Write out the listing, please, but only from its first line through the line containing "55, 60, 65, 70, 75, 80, 85, 90, 95, 100]", exactly as given and without pictures.

* [SUPPLIED DATA]:

## start

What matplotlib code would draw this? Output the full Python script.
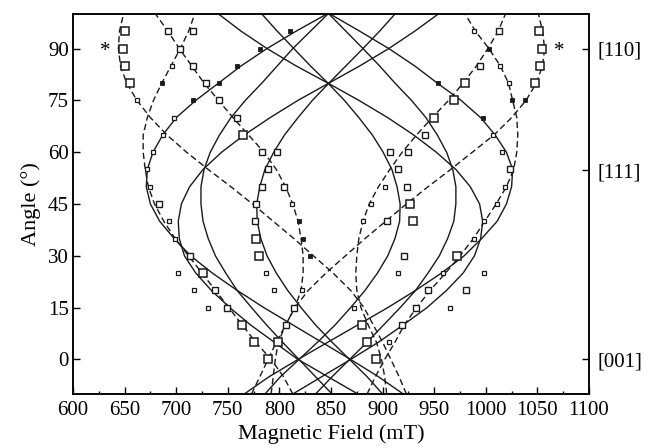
import numpy as np
import matplotlib.pyplot as plt

plt.rcParams['font.family'] = ['Liberation Serif', 'DejaVu Serif']
plt.rcParams['mathtext.fontset'] = 'stix'

# 각도 (deg) - 모든 이론 곡선 공통
angle = [-10, -5, 0, 5, 10, 15, 20, 25, 30, 35, 40, 45, 50,
         55, 60, 65, 70, 75, 80, 85, 90, 95, 100]

# 실선 이론 곡선 (mT)
solid_1 = [920, 896, 869, 841, 813, 785, 759, 735, 714, 698, 684, 675, 671,
           672, 677.5, 687, 700, 719, 741, 763, 788, 816, 846]
solid_2 = [813, 841, 869, 896, 920, 943, 962, 978, 989, 995, 997, 994, 985,
           971, 952, 930, 905, 877, 847, 816, 788, 763, 741]
solid_3 = [766, 790, 818, 847, 876, 905, 932, 957, 979, 996, 1011, 1020, 1025,
           1026, 1020, 1009, 995, 976, 953, 931, 906, 878, 849]
solid_4 = [876, 847, 818, 795, 772, 752, 734, 719, 708, 703, 702, 705, 713,
           726, 744, 766, 791, 818, 848, 878, 906, 931, 954]
solid_5 = [900, 885, 868, 851, 835, 821, 808, 797, 788, 782, 778.5, 778, 781,
           786, 794.5, 805, 818, 832, 848, 864.5, 881, 897, 912]
solid_6 = [835, 851, 868, 885, 901, 917, 932, 944, 955, 963, 969, 971, 971,
           968, 962, 953, 942, 928, 912, 897, 881, 864.5, 848]
solid_7 = [851, 835, 819, 803, 787.5, 773, 759, 748, 738, 731, 726, 724, 724,
           727, 733, 742, 753, 767, 783, 798, 813, 830, 847]
solid_8 = [786, 801, 819, 837, 854, 869, 883, 895, 905, 912, 916.5, 917, 914,
           909, 900.5, 890, 877, 863, 847, 830, 814, 798, 783]

# 점선 이론 곡선 (mT)
dash_1 = [923, 916, 908, 900, 891, 882, 869, 852, 833, 814, 794, 774, 753,
          731, 710, 691, 675, 662, 652, 646, 644, 645, 649]
dash_2 = [773, 781, 789, 797, 806, 815, 828, 845, 864, 883, 903, 923, 944,
          966, 987, 1008, 1025, 1039, 1049, 1055, 1057, 1055, 1051]
dash_3 = [792, 794, 796, 799, 806, 815, 821, 823, 823, 821, 818, 813, 806,
          797, 785, 770, 755, 741, 727, 715, 703, 692, 680]
dash_4 = [904, 902, 899, 894, 886, 879, 875, 874, 875, 877, 881, 887, 896,
          907, 919, 933, 948, 964, 978, 991, 1002, 1012, 1019]
dash_5 = [813, 804, 792, 777, 764, 751, 738, 725, 712, 699, 688, 679, 673,
          670, 668, 668, 672, 678, 686, 695, 704, 712, 718]
dash_6 = [885, 893, 902, 912, 921, 933, 946, 961, 975, 988, 999, 1010, 1020,
          1027, 1030, 1031, 1030, 1026, 1022, 1014, 1003, 990, 980]

# 실험값 (각도, 자기장) - 점 크기 별로 나눔
big_ang = [95, 95, 90, 90, 85, 85, 80, 80, 80, 75, 70, 65, 45, 40, 35, 30, 30,
           25, 10, 10, 5, 5, 5, 0, 0]
big_fld = [650, 1052, 648, 1054, 650, 1053, 655, 980, 1048, 969, 950, 765,
           927, 929, 777, 780, 972, 726, 764, 880, 775, 799, 885, 789, 894]

mid_ang = [95, 95, 95, 90, 85, 85, 80, 75, 70, 65, 60, 60, 60, 60, 55, 55, 55,
           50, 50, 50, 45, 45, 40, 40, 30, 30, 20, 20, 20, 15, 15, 15, 10, 10]
mid_fld = [692, 716, 1013, 704, 716, 994, 729, 741, 759, 941, 783, 798, 907,
           925, 789, 915, 1023, 783, 804.5, 924, 683, 777, 776, 904, 713, 921,
           738, 944, 980.5, 749, 814.5, 932, 806, 919]

small_ang = [95, 85, 85, 80, 75, 70, 65, 65, 60, 60, 55, 50, 50, 50, 45, 45,
             45, 40, 40, 40, 35, 35, 25, 25, 25, 25, 25, 20, 20, 20, 15, 15,
             15, 5]
small_fld = [989, 696, 1014, 1022, 662, 698, 687, 1007, 678, 1016, 672, 675,
             902, 1019, 812.5, 889, 1011, 693, 881, 998, 699, 989, 702, 787,
             915, 959, 998, 717, 795, 822, 730.5, 872, 965, 906]

dot_ang = [95, 90, 90, 85, 80, 80, 80, 75, 75, 75, 70, 40, 35, 30]
dot_fld = [810, 781, 1003, 759, 686, 741, 954, 716, 1025, 1038, 997, 819,
           822.5, 830]

fig = plt.figure(figsize=(6.48, 4.48), dpi=100)
ax = fig.add_axes([73 / 648, 1 - 394 / 448, 516 / 648, 380 / 448])

lc = '#1a1a1a'
for s in [solid_1, solid_2, solid_3, solid_4, solid_5, solid_6, solid_7, solid_8]:
    ax.plot(s, angle, color=lc, lw=1.0, zorder=2)
for s in [dash_1, dash_2, dash_3, dash_4, dash_5, dash_6]:
    ax.plot(s, angle, color=lc, lw=1.0, ls=(0, (4.5, 2.5)), zorder=2)

mk = dict(ls='none', marker='s', mfc='white', mec='#1a1a1a', zorder=3)
ax.plot(big_fld, big_ang, ms=5.6, mew=1.1, **mk)
ax.plot(mid_fld, mid_ang, ms=4.3, mew=1.0, **mk)
ax.plot(small_fld, small_ang, ms=3.2, mew=0.9, **mk)
ax.plot(dot_fld, dot_ang, ls='none', marker='s', ms=2.2, mfc='#1a1a1a',
        mec='#1a1a1a', mew=0.6, zorder=3)

# 별표 표시
ax.text(631, 89, '*', fontsize=15, ha='center', va='center')
ax.text(1071, 89, '*', fontsize=15, ha='center', va='center')

ax.set_xlim(600, 1100)
ax.set_ylim(-10, 100)
ax.set_xticks(range(600, 1101, 50))
ax.set_xticks(range(625, 1100, 50), minor=True)
ax.set_yticks([0, 15, 30, 45, 60, 75, 90])
ax.tick_params(axis='both', which='major', direction='in', length=5, width=1,
               labelsize=15, top=False, right=False)
ax.tick_params(axis='x', which='minor', direction='in', length=2.5, width=1,
               top=False)
ax.tick_params(axis='x', pad=5)
ax.tick_params(axis='y', pad=3)
for sp in ax.spines.values():
    sp.set_linewidth(1.1)

ax.set_xlabel('Magnetic Field (mT)', fontsize=16, labelpad=3)
ax.set_ylabel('Angle (°)', fontsize=16, labelpad=5)

# 오른쪽 결정 방향 표시
ax2 = ax.twinx()
ax2.set_ylim(-10, 100)
ax2.set_yticks([0, 54.74, 90])
ax2.set_yticklabels(['[001]', '[111]', '[110]'])
ax2.tick_params(axis='y', direction='in', length=5, width=1, labelsize=15,
                pad=6)
for sp in ax2.spines.values():
    sp.set_linewidth(1.1)

fig.savefig('out.png', dpi=100)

## end

* [SOLUTION TO THE EXERCISE]:
What matplotlib code would draw this? Output the full Python script.
import numpy as np
import matplotlib.pyplot as plt

plt.rcParams['font.family'] = ['Liberation Serif', 'DejaVu Serif']
plt.rcParams['mathtext.fontset'] = 'stix'

# 각도 (deg) - 모든 이론 곡선 공통
angle = [-10, -5, 0, 5, 10, 15, 20, 25, 30, 35, 40, 45, 50,
         55, 60, 65, 70, 75, 80, 85, 90, 95, 100]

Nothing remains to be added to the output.